Skidoo Slang Timeline

First documented use of “Skedaddle”

 January 12, 1860:  “You’d oughter seen that gang skedaddle.”

-Wellsboro, Pennsylvania’s The Agitator


 Skidoo Baroque

 May 1872:  Baroque called Skidoo was reported as arriving in New York from Norway.

-World Wide Words


 Skidoo Yacht

 Late 1870s – Early 1900s:  Yacht of the same name took part in races off New York .

-World Wide Words


 First documented use of “Twenty-three”

 March 17, 1899:  “For some time past there has been going the rounds of the men about town the slang phrase “Twenty-three.” The meaning attached to it is to “move on,” “get out,” “goody-bye, glad you are gone,” “your move” and so on.
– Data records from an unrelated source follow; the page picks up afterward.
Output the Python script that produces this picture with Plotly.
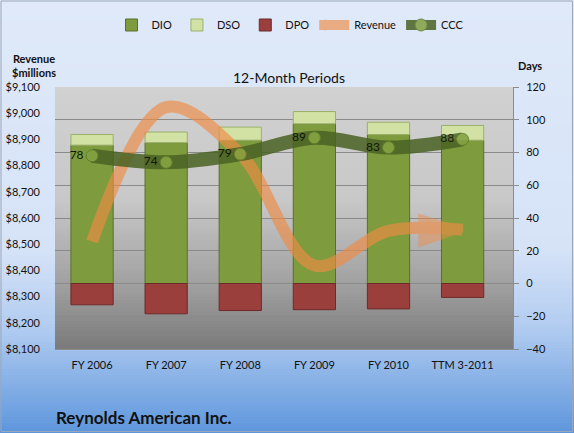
import plotly.graph_objects as go

categories = ["FY 2006", "FY 2007", "FY 2008", "FY 2009", "FY 2010", "TTM 3-2011"]
dio = [84.5, 86, 87.5, 97.5, 91, 87.5]
dso = [6.5, 6.5, 8, 7.5, 7.5, 9]
dpo = [13, 18.5, 16.5, 16, 15.5, 8.5]
ccc = [78, 74, 79, 89, 83, 88]
revenue = [8510, 9023, 8845, 8419, 8551, 8555]

W, H = 574, 433
L, R, T, B = 55, 513, 87, 349
FONT = "Lato"


def pxx(px):
    return (px - L) / (R - L)


def pxy(py):
    return (B - py) / (B - T)


def lerp_stops(stops, v):
    for (a, ca), (b, cb) in zip(stops, stops[1:]):
        if a <= v <= b:
            t = (v - a) / (b - a) if b > a else 0
            return tuple(round(ca[i] + (cb[i] - ca[i]) * t) for i in range(3))
    return stops[-1][1]


shapes = []
paper_stops = [(0, (223, 233, 249)), (250, (214, 227, 247)), (330, (176, 203, 240)), (433, (94, 150, 220))]
step = 3
for py in range(0, H, step):
    c = lerp_stops(paper_stops, py + step / 2)
    shapes.append(dict(type="rect", xref="paper", yref="paper", x0=pxx(0), x1=pxx(W),
                       y0=pxy(py + step), y1=pxy(py), fillcolor="rgb(%d,%d,%d)" % c,
                       line=dict(width=0), layer="below"))
plot_stops = [(T, (209, 209, 209)), (200, (200, 200, 200)), (285, (160, 160, 160)), (B, (122, 122, 122))]
for py in range(T, B, step):
    c = lerp_stops(plot_stops, py + step / 2)
    shapes.append(dict(type="rect", xref="paper", yref="paper", x0=0, x1=1,
                       y0=pxy(min(py + step, B)), y1=pxy(py), fillcolor="rgb(%d,%d,%d)" % c,
                       line=dict(width=0), layer="below"))
shapes.append(dict(type="rect", xref="paper", yref="paper", x0=pxx(1), x1=pxx(572.5),
                   y0=pxy(431.5), y1=pxy(1), line=dict(color="#9aa7b8", width=1),
                   fillcolor="rgba(0,0,0,0)", layer="above"))

fig = go.Figure()
fig.add_trace(go.Bar(x=categories, y=dio, name="DIO", yaxis="y",
                     marker=dict(color="#7e9c3e", line=dict(color="#5a6f2a", width=1))))
fig.add_trace(go.Bar(x=categories, y=dso, name="DSO", yaxis="y",
                     marker=dict(color="#d2e2a4", line=dict(color="#9bb06a", width=1))))
fig.add_trace(go.Bar(x=categories, y=[-v for v in dpo], name="DPO", yaxis="y",
                     marker=dict(color="#9a3f3c", line=dict(color="#6e2a28", width=1))))
fig.add_trace(go.Scatter(x=categories, y=revenue, name="Revenue", yaxis="y2",
                         mode="lines+markers",
                         line=dict(color="#f08c44", width=12, shape="spline", smoothing=1),
                         marker=dict(symbol="arrow", size=[0] * (len(revenue) - 1) + [44],
                                     angleref="previous", color="#f08c44",
                                     line=dict(width=5, color="#f08c44")),
                         opacity=0.65))
fig.add_trace(go.Scatter(x=categories, y=ccc, name="CCC", yaxis="y3",
                         mode="lines+markers+text", text=[str(v) for v in ccc],
                         textposition="middle left",
                         textfont=dict(family=FONT, size=12, color="#000000"),
                         line=dict(color="#4a6223", width=14, shape="spline", smoothing=1),
                         marker=dict(symbol="circle", size=12, color="#82a040",
                                     line=dict(color="#5b7a2a", width=1)),
                         opacity=0.85))

annotations = [
    dict(text="12-Month Periods", x=pxx(289), y=pxy(77), xref="paper", yref="paper",
         showarrow=False, font=dict(family=FONT, size=14, color="#111111"), xanchor="center", yanchor="middle"),
    dict(text="<b>Revenue<br>$millions</b>", x=pxx(34), y=pxy(65), xref="paper", yref="paper",
         showarrow=False, font=dict(family=FONT, size=11, color="#111111"), xanchor="center",
         yanchor="middle", align="center"),
    dict(text="<b>Days</b>", x=pxx(530), y=pxy(66), xref="paper", yref="paper",
         showarrow=False, font=dict(family=FONT, size=11, color="#111111"), xanchor="center", yanchor="middle"),
    dict(text="<b>Reynolds American Inc.</b>", x=pxx(54), y=pxy(417), xref="paper", yref="paper",
         showarrow=False, font=dict(family=FONT, size=17, color="#111111"), xanchor="left", yanchor="middle"),
]

fig.update_layout(
    width=W, height=H,
    margin=dict(l=L, r=W - R, t=T, b=H - B, pad=0, autoexpand=False),
    paper_bgcolor="#dfe9f9", plot_bgcolor="rgba(0,0,0,0)",
    barmode="relative", bargap=0.43,
    font=dict(family=FONT, size=11, color="#111111"),
    shapes=shapes, annotations=annotations,
    showlegend=True,
    legend=dict(orientation="h", x=pxx(290), xanchor="center", y=pxy(25), yanchor="middle",
                bgcolor="rgba(0,0,0,0)", font=dict(family=FONT, size=11), traceorder="normal",
                itemwidth=30),
    xaxis=dict(showline=True, linecolor="#8c8c8c", ticks="", showgrid=False, automargin=False,
               tickfont=dict(family=FONT, size=11), ticklabelstandoff=6),
    yaxis=dict(side="right", range=[-40, 120], dtick=20, showgrid=True, gridcolor="#8a8a8a",
               gridwidth=1, zeroline=False, ticks="outside", ticklen=5, tickcolor="#8c8c8c",
               showline=True, linecolor="#8c8c8c", tickfont=dict(family=FONT, size=11),
               ticklabelstandoff=5, automargin=False),
    yaxis2=dict(overlaying="y", side="left", range=[8100, 9100], dtick=100, tickprefix="$",
                tickformat=",d", showgrid=False, zeroline=False, ticks="", showline=False,
                tickfont=dict(family=FONT, size=11), ticklabelstandoff=14, automargin=False),
    yaxis3=dict(overlaying="y", range=[-40, 120], visible=False),
)

fig.write_html("out.html")
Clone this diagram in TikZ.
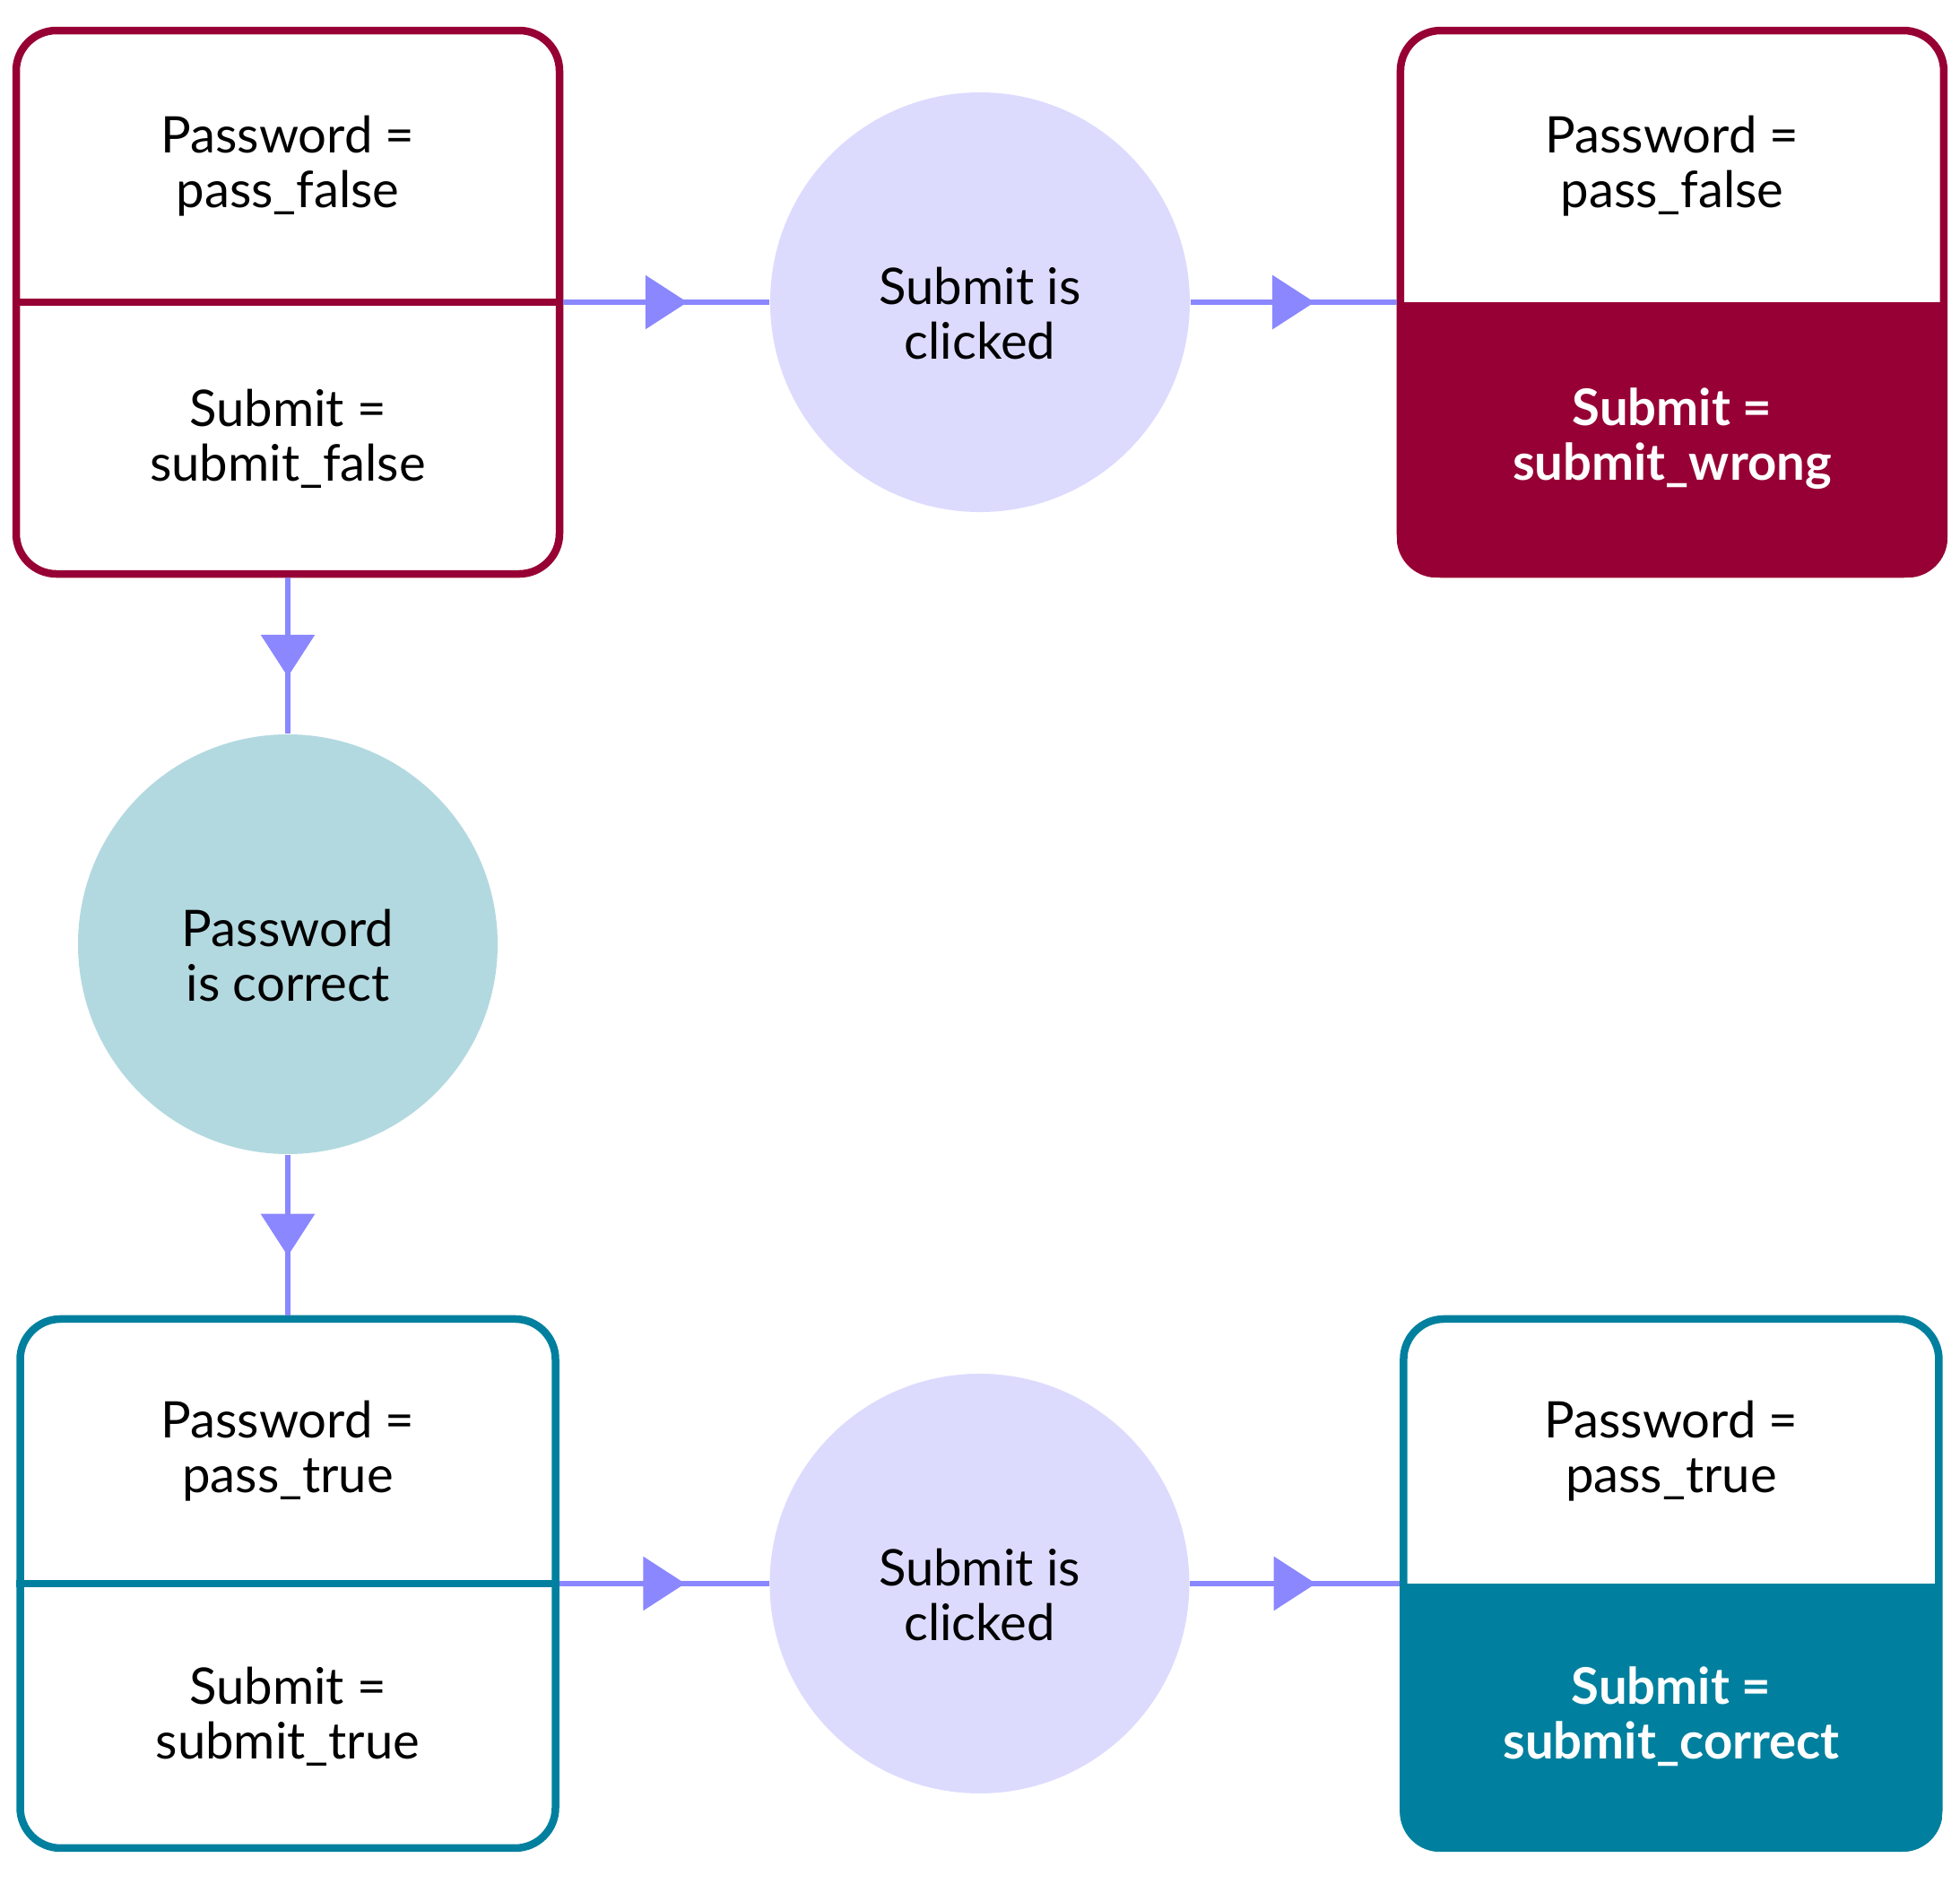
\documentclass[tikz,border=0pt]{standalone}
\usepackage{fontspec}
\setmainfont{Lato}
\usetikzlibrary{positioning,arrows.meta,decorations.markings,backgrounds}

\definecolor{wrongred}{HTML}{970034}
\definecolor{rightteal}{HTML}{00809E}
\definecolor{clickfill}{HTML}{DCDBFE}
\definecolor{checkfill}{HTML}{B3D9E0}
\definecolor{flow}{HTML}{8A87FF}

\begin{document}
\begin{tikzpicture}[
    node distance=1.8cm and 2.3cm,
    font=\fontsize{16}{17.4}\selectfont,
    state/.style={rectangle, draw, line width=0.085cm, rounded corners=0.45cm, minimum width=6.06cm, minimum height=6.06cm},
    small state/.style={state, minimum width=5.97cm, minimum height=5.9cm},
    event/.style={circle, fill=clickfill, minimum size=4.68cm},
    check/.style={event, fill=checkfill},
    value/.style={align=center, inner sep=0pt},
    event text/.style={value, yshift=-0.125cm},
    result/.style={value, text=white, font=\fontsize{16}{17.4}\selectfont\bfseries},
    split/.style={line width=0.085cm},
    line/.style={draw=flow, line width=0.065cm, postaction=decorate,
        decoration={markings, mark=at position 0.5 with {\pgftransformxshift{0.235cm}\arrow{Triangle[length=0.47cm, width=0.59cm]}}}}
]
    \useasboundingbox (0,0) rectangle (21.86,-21);

    % Place nodes
    \node[state, draw=wrongred] at (3.21,-3.37) (start) {};
    \node[event, right=of start, label={[event text]center:Submit is\\clicked}] (click wrong) {};
    \node[state, draw=wrongred, right=of click wrong] (wrong) {};
    \node[check, below=1.74cm of start, label={[event text]center:Password\\is correct}] (check) {};
    \node[small state, draw=rightteal, below=1.79cm of check] (correct) {};
    \node[event, right=2.34cm of correct, label={[event text]center:Submit is\\clicked}] (click right) {};
    \node[small state, draw=rightteal, right=2.34cm of click right] (done) {};

    % Filled halves
    \begin{scope}[on background layer]
        \begin{scope}
            \clip[rounded corners=0.45cm] (wrong.south west) rectangle (wrong.north east);
            \fill[wrongred] (wrong.south west) rectangle (wrong.east);
        \end{scope}
        \begin{scope}
            \clip[rounded corners=0.45cm] (done.south west) rectangle (done.north east);
            \fill[rightteal] (done.south west) rectangle (done.east);
        \end{scope}
    \end{scope}

    % Dividers
    \draw[split, wrongred] (start.west) -- (start.east);
    \draw[split, rightteal] (correct.west) -- (correct.east);

    % Values
    \node[value] at ([yshift=1.52cm]start.center) (start pass) {Password =\\pass\_false};
    \node[value] at ([yshift=-1.52cm]start.center) (start submit) {Submit =\\submit\_false};
    \node[value] at ([yshift=1.52cm]wrong.center) (wrong pass) {Password =\\pass\_false};
    \node[result] at ([yshift=-1.52cm]wrong.center) (wrong submit) {Submit =\\submit\_wrong};
    \node[value] at ([yshift=1.48cm]correct.center) (correct pass) {Password =\\pass\_true};
    \node[value] at ([yshift=-1.48cm]correct.center) (correct submit) {Submit =\\submit\_true};
    \node[value] at ([yshift=1.48cm]done.center) (done pass) {Password =\\pass\_true};
    \node[result] at ([yshift=-1.48cm]done.center) (done submit) {Submit =\\submit\_correct};

    % Draw edges
    \path[line] (start.east) -- (click wrong);
    \path[line] (click wrong) -- (wrong.west);
    \path[line] (start.south) -- (check);
    \path[line] (check) -- (correct.north);
    \path[line] (correct.east) -- (click right);
    \path[line] (click right) -- (done.west);
\end{tikzpicture}
\end{document}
To the initiated it is used with effect in a jocular manner.’”

-The Morning Herald (Lexington, KY)


Flatiron Building

1902: Construction completed on the originally named Fuller Building.


First documented use of “Skidoo”

 December 25, 1904:   “‘Now, that’s enough,’ interposed Maude, ‘let’s skidoo.’ And they skidooed with smiles and backward glances.”

– Washington Post


 First documented pairing of “Twenty-three” and  “Skidoo”

 January 4, 1906:  “Well, so long,” said the infant 1906.  “Twenty-three for yours.  Skidoo.  Beat it.  Fade away.  It’s my turn.”

 -“A Carnival of Noise in New York”, Manufacturers and Farmers Journal, Providence R.I.


 First documented use of “23 Skidoo”

March 21, 1906:  “Fire companies are having troubles of their own in getting music for the next biennial parade. One company negotiating with a band out of town has been informed that if it wants that particular brand of music it will have to pay $6 per man for the ordinary musicians and $12 for the leader for the day with expenses. If the engine company is independent enough it will wire to the band “23 skidoo” according to the members’ idea in the matter.”

-New Brunswick Daily Times


 Skidoo, California

1907:  The town site and post office were renamed “Skidoo” . It was initially named “23 Skidoo,” an early 20th-century slang term meaning “take off.” However the postal service refused to accept “23″ as part of the name.